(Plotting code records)
----
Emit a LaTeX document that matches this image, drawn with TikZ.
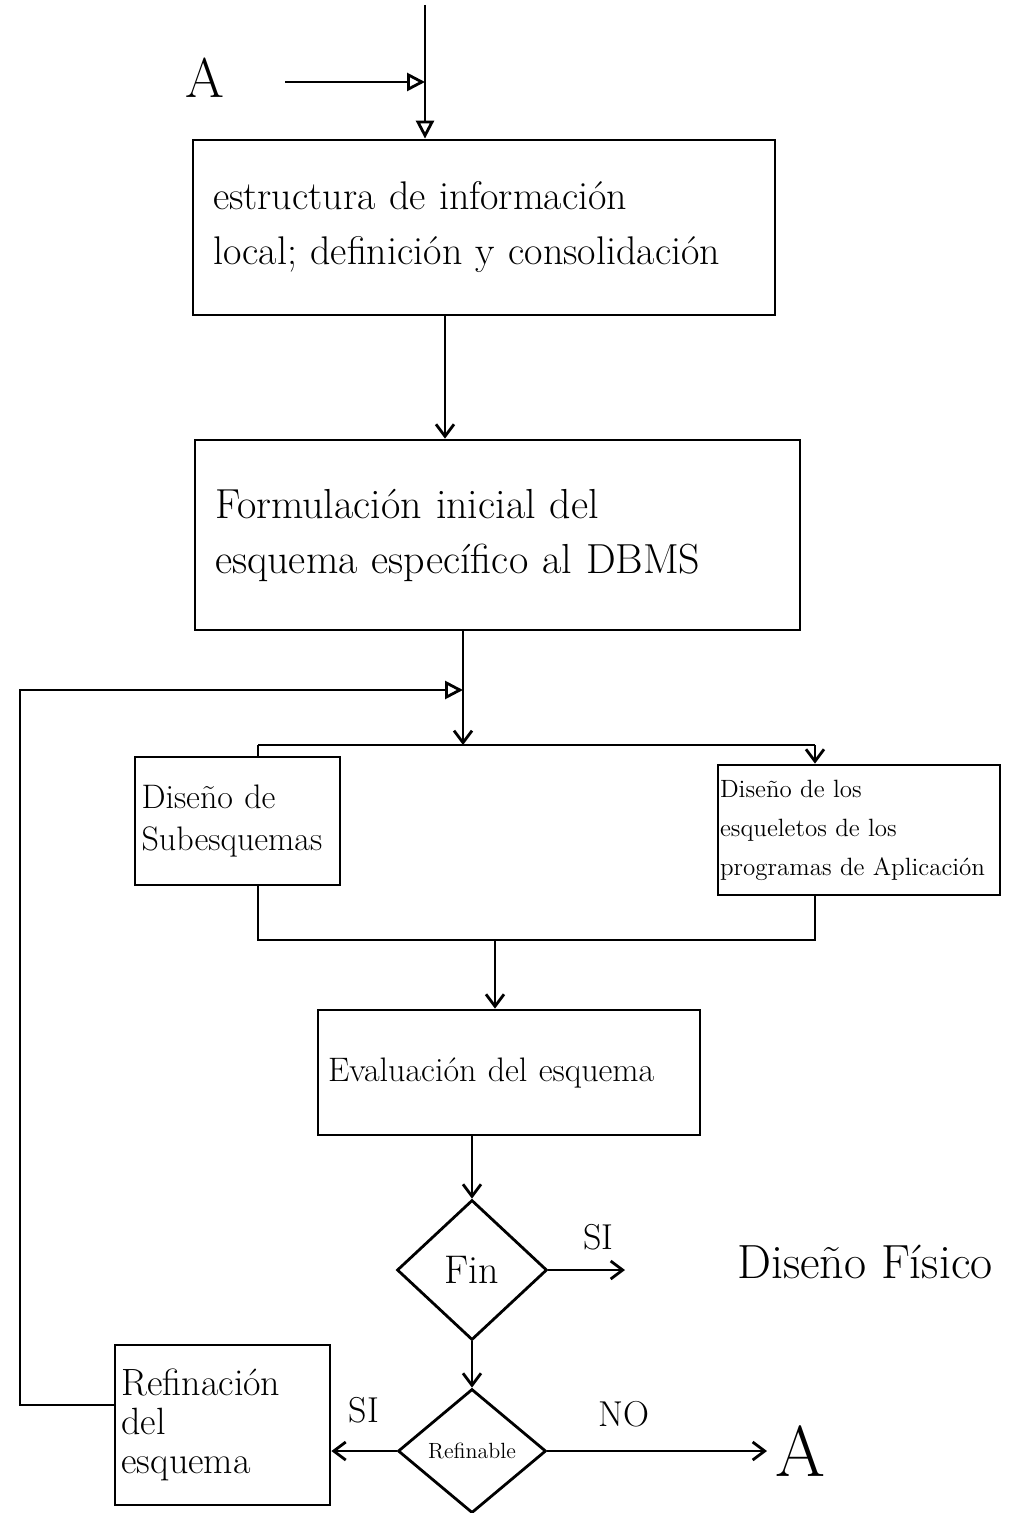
\documentclass[tikz,border=0pt]{standalone}
\usetikzlibrary{arrows.meta,shapes.geometric}
\begin{document}
\begin{tikzpicture}[x=0.5pt,y=-0.5pt,
  every path/.style={line width=1.4pt},
  box/.style={draw, rectangle, line width=1.4pt, inner xsep=10pt, align=left},
  dia/.style={draw, diamond, line width=1.4pt, inner sep=0pt},
  tri/.style={-{Triangle[open,length=9pt,width=9pt]}},
  arr/.style={-{Straight Barb[length=6pt,width=9pt]}},
  lbl/.style={font=\fontsize{18}{20}\selectfont}]
\useasboundingbox (0,0) rectangle (1015,1513);

% boxes
\node[box, minimum width=291pt, minimum height=87.5pt, text width=271pt,
  font=\fontsize{20}{27.5}\selectfont] (b1) at (484,227.5)
  {estructura de información\\local; definición y consolidación};
\node[box, minimum width=302.5pt, minimum height=95pt, text width=282.5pt,
  font=\fontsize{21}{27.5}\selectfont] (b2) at (497.5,535)
  {Formulación inicial del\\esquema específico al DBMS};
\node[box, minimum width=102.5pt, minimum height=64pt, text width=96pt, inner xsep=3pt,
  font=\fontsize{17}{21}\selectfont] (b3) at (237.5,821)
  {Diseño de\\Subesquemas};
\node[box, minimum width=141pt, minimum height=65pt, text width=139pt, inner xsep=1pt,
  font=\fontsize{12.5}{19.5}\selectfont] (b4) at (859,830)
  {Diseño de los\\esqueletos de los\\programas de Aplicación};
\node[box, minimum width=191pt, minimum height=62.5pt, text width=181pt, inner xsep=5pt,
  font=\fontsize{17}{21}\selectfont] (b5) at (509,1072.5)
  {Evaluación del esquema};
\node[box, minimum width=107.5pt, minimum height=80pt, text width=101pt, inner xsep=3pt,
  font=\fontsize{19}{19.5}\selectfont] (rb) at (222.5,1425)
  {Refinación\\del\\esquema};

% decisions
\node[dia, minimum width=75pt, minimum height=70pt, aspect=1.07,
  font=\fontsize{20}{22}\selectfont] (fin) at (472,1270) {Fin};
\node[dia, minimum width=74pt, minimum height=62pt, aspect=1.2,
  font=\fontsize{11}{12}\selectfont] (ref) at (472,1451) {Refinable};

% free texts
\node[font=\fontsize{28}{30}\selectfont] (A1) at (205,78) {A};
\node[font=\fontsize{36}{38}\selectfont] (A2) at (800,1451) {A};
\node[font=\fontsize{24}{26}\selectfont] (df) at (865,1262) {Diseño Físico};

% coordinates
\coordinate (top) at (425,5);
\coordinate (astart) at (285,82);
\coordinate (ajoin) at (425,82);
\coordinate (c12) at (445,0);
\coordinate (split) at (463,745);
\coordinate (loopjoin) at (463,690);
\coordinate (sl) at (258,745);
\coordinate (sr) at (815,745);
\coordinate (ml) at (258,940);
\coordinate (mr) at (815,940);
\coordinate (mc) at (495,940);
\coordinate (fs) at (625,1270);
\coordinate (lb) at (20,1405);
\coordinate (lt) at (20,690);

% connectors
\draw[tri] (top) -- (top |- b1.north);
\draw[tri] (astart) -- (ajoin);
\draw[arr] (b1.south -| c12) -- (c12 |- b2.north);
\draw[arr] (split |- b2.south) -- (split);
\draw (sl) -- (sr);
\draw (sl) -- (sl |- b3.north);
\draw[arr] (sr) -- (sr |- b4.north);
\draw (ml |- b3.south) -- (ml) -- (mr) -- (mr |- b4.south);
\draw[arr] (mc) -- (mc |- b5.north);
\draw[arr] (b5.south -| fin.north) -- (fin.north);
\draw[arr] (fin.east) -- (fs) node[lbl, pos=0.65, above=6pt] {SI};
\draw[arr] (fin.south) -- (ref.north);
\draw[arr] (ref.west) -- (ref.west -| rb.east) node[lbl, pos=0.5, above=10pt] {SI};
\draw[arr] (ref.east) -- (A2.west) node[lbl, pos=0.35, above=8pt] {NO};
\draw[tri] (rb.west |- lb) -- (lb) -- (lt) -- (loopjoin);
\end{tikzpicture}
\end{document}
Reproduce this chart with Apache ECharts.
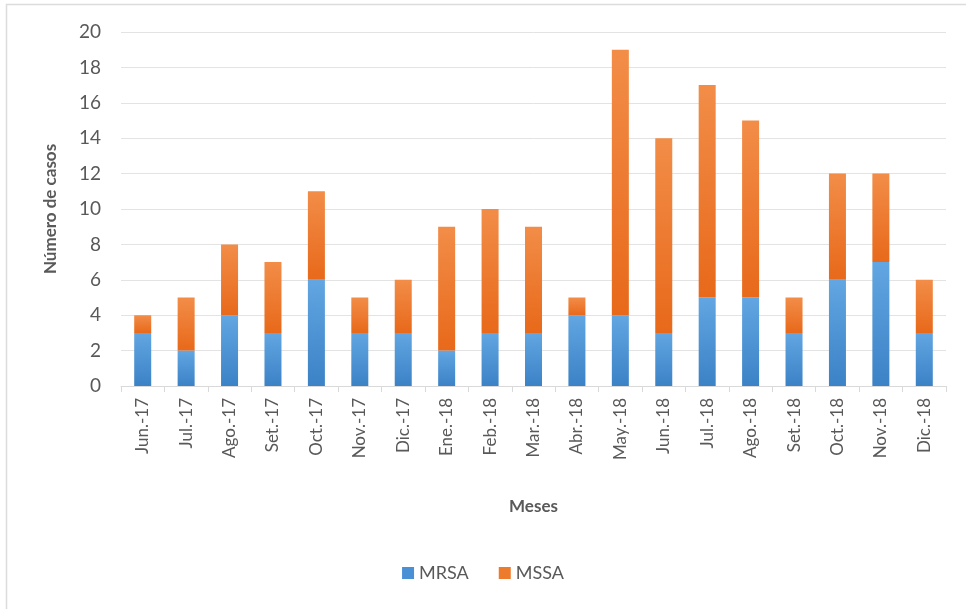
<!DOCTYPE html>
<html>
<head>
<meta charset="utf-8">
<script src="https://cdn.jsdelivr.net/npm/echarts@6/dist/echarts.min.js"></script>
<style>
  html, body { margin: 0; padding: 0; background: #fff; }
  #main { width: 966px; height: 609px; }
</style>
</head>
<body>
<div id="main"></div>
<script>
// datos
var meses = ['Jun.-17', 'Jul.-17', 'Ago.-17', 'Set.-17', 'Oct.-17', 'Nov.-17', 'Dic.-17',
  'Ene.-18', 'Feb.-18', 'Mar.-18', 'Abr.-18', 'May.-18', 'Jun.-18', 'Jul.-18',
  'Ago.-18', 'Set.-18', 'Oct.-18', 'Nov.-18', 'Dic.-18'];
var mrsa = [3, 2, 4, 3, 6, 3, 3, 2, 3, 3, 4, 4, 3, 5, 5, 3, 6, 7, 3];
var mssa = [1, 3, 4, 4, 5, 2, 3, 7, 7, 6, 1, 15, 11, 12, 10, 2, 6, 5, 3];

var chart = echarts.init(document.getElementById('main'));

function grad(top, bottom) {
  return new echarts.graphic.LinearGradient(0, 0, 0, 1, [
    { offset: 0, color: top },
    { offset: 1, color: bottom }
  ]);
}

var option = {
  backgroundColor: '#fff',
  textStyle: { fontFamily: 'Lato' },
  graphic: [{
    type: 'rect',
    shape: { x: 6.5, y: 4.5, width: 970, height: 620 },
    style: { fill: 'none', stroke: '#dcdcdc', lineWidth: 1.5 },
    silent: true
  }],
  legend: {
    bottom: 22,
    left: 'center',
    itemWidth: 12,
    itemHeight: 12,
    itemGap: 30,
    icon: 'rect',
    textStyle: { color: '#595959', fontSize: 18, fontFamily: 'Lato' },
    data: [
      { name: 'MRSA', itemStyle: { color: '#4a90d4' } },
      { name: 'MSSA', itemStyle: { color: '#ee7a2c' } }
    ]
  },
  grid: { left: 121, right: 20, top: 32, bottom: 223 },
  xAxis: {
    type: 'category',
    data: meses,
    name: 'Meses',
    nameLocation: 'middle',
    nameGap: 112,
    nameTextStyle: { color: '#595959', fontSize: 17, fontWeight: 'bold' },
    axisLine: { lineStyle: { color: '#d9d9d9' } },
    axisTick: { show: true, length: 6, lineStyle: { color: '#d9d9d9' } },
    axisLabel: { rotate: 90, color: '#595959', fontSize: 17, margin: 12 }
  },
  yAxis: {
    type: 'value',
    min: 0,
    max: 20,
    interval: 2,
    name: 'Número de casos',
    nameLocation: 'middle',
    nameGap: 62,
    nameTextStyle: { color: '#595959', fontSize: 17, fontWeight: 'bold' },
    axisLine: { show: false },
    axisTick: { show: false },
    axisLabel: { color: '#595959', fontSize: 19, margin: 20 },
    splitLine: { lineStyle: { color: '#e3e3e3' } }
  },
  series: [{
    name: 'MRSA',
    type: 'bar',
    stack: 'total',
    barWidth: 17,
    data: mrsa,
    itemStyle: { color: grad('#62a6e2', '#3b82c6') }
  }, {
    name: 'MSSA',
    type: 'bar',
    stack: 'total',
    barWidth: 17,
    data: mssa,
    itemStyle: { color: grad('#f28d48', '#e8691a') }
  }]
};

chart.setOption(option);
</script>
</body>
</html>
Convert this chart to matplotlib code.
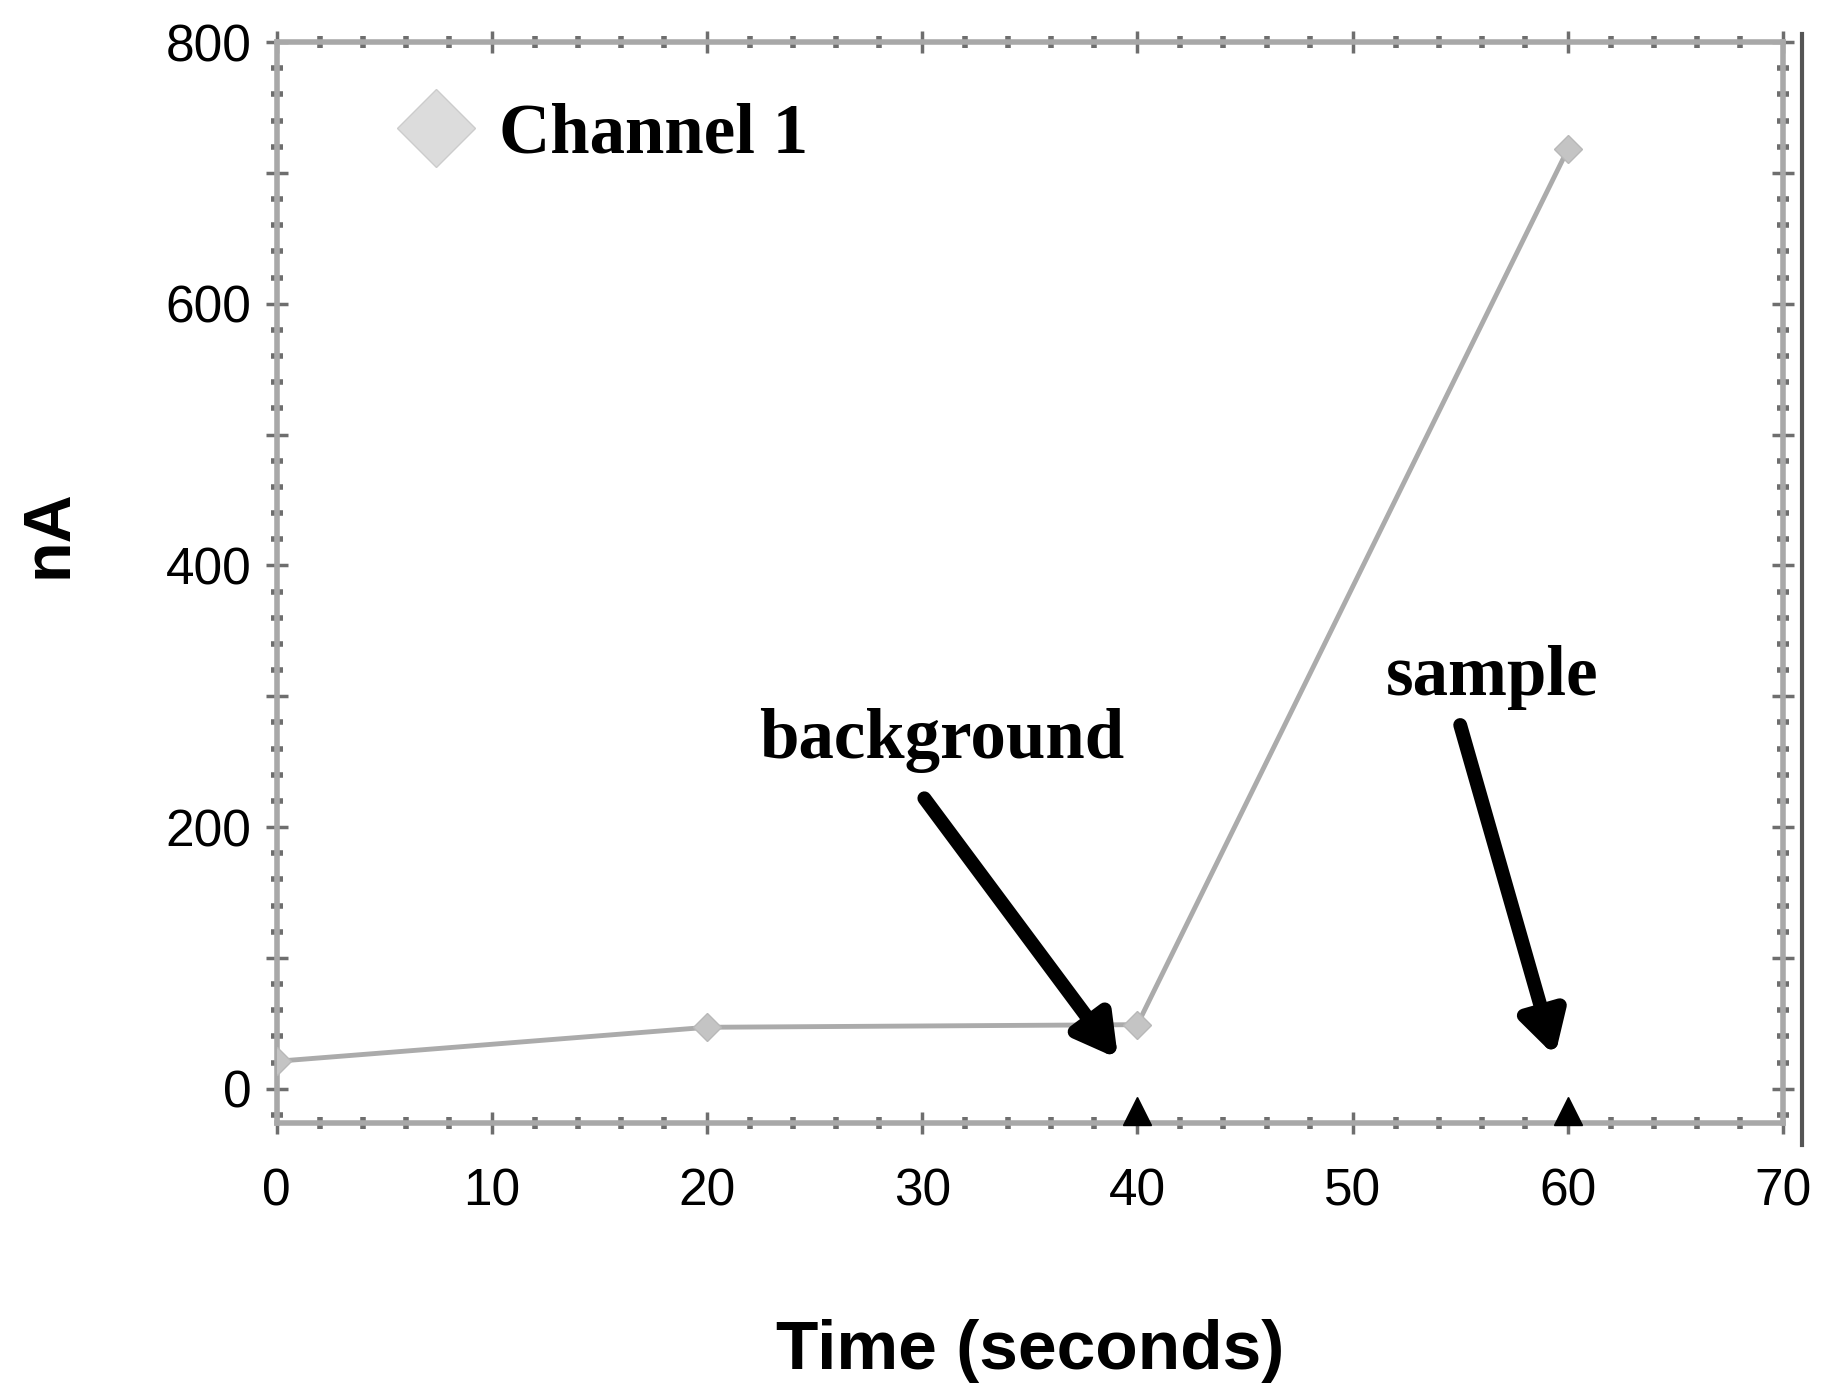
import matplotlib
matplotlib.use("Agg")
import matplotlib.pyplot as plt
from matplotlib.lines import Line2D
from matplotlib.ticker import MultipleLocator, FuncFormatter

# channel 1 readout (nA) sampled every 20 s
time_s = [0, 20, 40, 60]
current_na = [21, 47, 49, 718]

# event markers drawn on the time axis
event_times = [40, 60]
event_level = [-17, -17]

# arrow labels: (text, text x, text y, tip x, tip y)
callouts = [
    ("background", 30.9, 266, 39.1, 23),
    ("sample", 56.5, 314, 59.4, 25),
]
arrow_tails = [(30.1, 222), (55.0, 278)]

fig = plt.figure(figsize=(18.22, 14.0), dpi=100)
fig.patch.set_facecolor("white")
ax = fig.add_axes([0.1518, 0.198, 0.8268, 0.772])

ax.plot(time_s, current_na, color="#ababab", linewidth=3.5, zorder=3)
ax.plot(time_s, current_na, linestyle="none", marker="D", markersize=14,
        markerfacecolor="#c4c4c4", markeredgecolor="#b8b8b8", zorder=4)
ax.plot(event_times, event_level, linestyle="none", marker="^", markersize=20,
        color="black", zorder=5, clip_on=False)

serif = dict(family="Liberation Serif", fontweight="bold", fontsize=51)
for (label, tx, ty, hx, hy), (ax0, ay0) in zip(callouts, arrow_tails):
    ax.text(tx, ty, label, ha="center", va="center", **serif)
    ax.annotate("", xy=(hx, hy), xytext=(ax0, ay0),
                arrowprops=dict(arrowstyle="-|>,head_length=0.8,head_width=0.45",
                                color="black", lw=10, mutation_scale=30,
                                shrinkA=0, shrinkB=0))

handle = Line2D([], [], linestyle="none", marker="D", markersize=40,
                markerfacecolor="#dcdcdc", markeredgecolor="#cccccc")
leg = ax.legend([handle], ["Channel 1"], loc="upper left",
                bbox_to_anchor=(0.035, 1.003), frameon=False,
                prop=dict(family="Liberation Serif", weight="bold", size=51),
                handletextpad=0.3, handlelength=1.2)

ax.set_xlim(0, 70)
ax.set_ylim(-26, 800)
ax.xaxis.set_major_locator(MultipleLocator(10))
ax.xaxis.set_minor_locator(MultipleLocator(2))
ax.yaxis.set_major_locator(MultipleLocator(100))
ax.yaxis.set_minor_locator(MultipleLocator(20))
ax.yaxis.set_major_formatter(FuncFormatter(lambda v, p: f"{int(v)}" if v % 200 == 0 else ""))

for side in ["top", "bottom", "left", "right"]:
    ax.spines[side].set_color("#a8a8a8")
    ax.spines[side].set_linewidth(4)

ax.tick_params(which="both", direction="inout", color="#6e6e6e",
               top=True, right=True)
ax.tick_params(which="major", length=16, width=2.5, labelsize=37)
ax.tick_params(which="minor", length=9, width=4)
ax.tick_params(axis="x", which="major", pad=24)
ax.tick_params(axis="y", which="major", pad=10)
for lab in ax.get_xticklabels() + ax.get_yticklabels():
    lab.set_family("Liberation Sans")

ax.set_xlabel("Time (seconds)", family="Liberation Sans", fontweight="bold",
              fontsize=50, labelpad=74)
ax.set_ylabel("nA", family="Liberation Sans", fontweight="bold", fontsize=48)
ax.yaxis.set_label_coords(-0.13, 0.545)

# border line at the right edge of the original frame
fig.add_artist(Line2D([0.989, 0.989], [0.182, 0.976], color="#555555",
                      linewidth=3, transform=fig.transFigure))

plt.savefig("out.png", dpi=100)
plt.close()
----
--- What the exercise asks ---
Copy nothing but the lines above that run from the one with "Convert this chart to matplotlib code." to the one with "arrow_tails = [(30.1, 222), (55.0, 278)]", ends included; pictures stay out.

--- Response to this exercise ---
Convert this chart to matplotlib code.
import matplotlib
matplotlib.use("Agg")
import matplotlib.pyplot as plt
from matplotlib.lines import Line2D
from matplotlib.ticker import MultipleLocator, FuncFormatter

# channel 1 readout (nA) sampled every 20 s
time_s = [0, 20, 40, 60]
current_na = [21, 47, 49, 718]

# event markers drawn on the time axis
event_times = [40, 60]
event_level = [-17, -17]

# arrow labels: (text, text x, text y, tip x, tip y)
callouts = [
    ("background", 30.9, 266, 39.1, 23),
    ("sample", 56.5, 314, 59.4, 25),
]
arrow_tails = [(30.1, 222), (55.0, 278)]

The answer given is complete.